INFO: Found device /dev/mmcblk0p5 on current boot device mmcblk0, using as mount for '(resin|balena)-state'.
INFO: Found device /dev/mmcblk0p6 on current boot device mmcblk0, using as mount for '(resin|balena)-data'.
find: /mnt/root/tmp/balena-supervisor/services: No such file or directory
[info]    Supervisor v15.0.4 starting up...
[info]    Setting host to discoverable
[debug]   Starting systemd unit: avahi-daemon.service
[debug]   Starting systemd unit: avahi-daemon.socket
[debug]   Starting logging infrastructure
[info]    Starting firewall
[warn]    Invalid firewall mode: . Reverting to state: off
[info]    Applying firewall mode: off
[success] Firewall mode applied
[debug]   Starting api binder
[debug]   Performing database cleanup for container log timestamps
[info]    Previous engine snapshot was not stored. Skipping cleanup.
[debug]   Handling of local mode switch is completed
(node:1) [DEP0005] DeprecationWarning: Buffer() is deprecated due to security and usability issues. Please use the Buffer.alloc(), Buffer.allocUnsafe(), or Buffer.from() methods instead.
(Use `node --trace-deprecation ...` to show where the warning was created)
[info]    API Binder bound to: https://api.aivero.lan/v6/
[event]   Event: Supervisor start {}
[info]    Starting API server
[info]    Supervisor API successfully started on port 48484
[debug]   Ensuring device is provisioned
[debug]   Connectivity check enabled: true
[debug]   Starting periodic check for IP addresses
[event]   Event: Device bootstrap {}
[info]    Waiting for connectivity...
[info]    VPN connection is not active.
[info]    New device detected. Provisioning...
[success] Initialised splash image backend
[info]    Reporting initial state, supervisor version and API info
[info]    Attempting to load any preloaded applications
[error]   LogBackend: unexpected error: Error: getaddrinfo EAI_AGAIN api.aivero.lan
[error]         at GetAddrInfoReqWrap.onlookupall [as oncomplete] (node:dns:119:26)
[event]   Event: Device bootstrap failed, retrying {"delay":30000,"error":{"cause":{},"isOperational":true,"errno":-3001,"code":"EAI_AGAIN","syscall":"getaddrinfo","hostname":"api.aivero.lan"}}
^C
root@9dc1123:~# ^C
root@9dc1123:~# ping api.aivero.lan
PING api.aivero.lan (192.168.88.243): 56 data bytes
64 bytes from 192.168.88.243: seq=0 ttl=64 time=1.528 ms
64 bytes from 192.168.88.243: seq=1 ttl=64 time=1.777 ms
^C

In the hostOS we can nslookup, ping or curl api.aivero.lan just fine.
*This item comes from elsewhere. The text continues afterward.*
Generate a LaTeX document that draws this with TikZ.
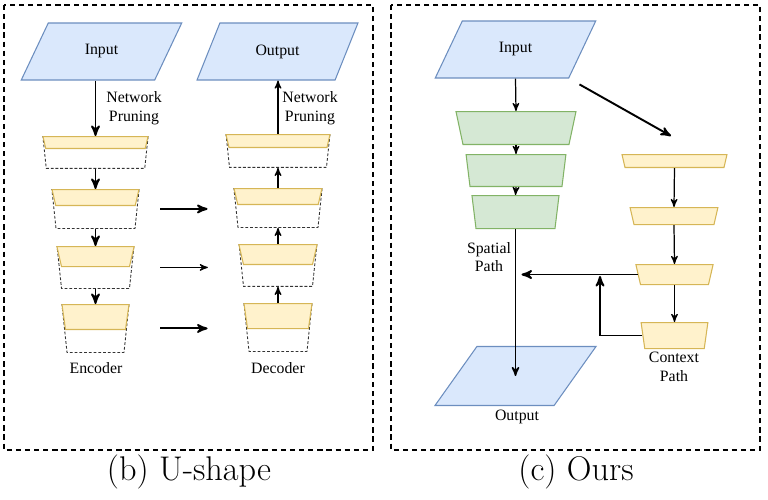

Inside the supervisor container nslookup resolves it to the correct IP, but shows it as a Non-Authoritative answer.


@acostach any insights here? Thank you :slight_smile:

We have a temporary workaround:

The latest openBalena version for RaspberryPi3 that has the HQ camera fix AND connects correctly is the v2.94.4

For the RaspberryPi4 version v2.88.4+rev0 has both the HQ fix AND connects correctly.


The question is how we can get the new 5.x.x versions fixed such that RPI3 and RPI4 connect correctly.

Any news on a potential real fix or any guidance on how to debug this further?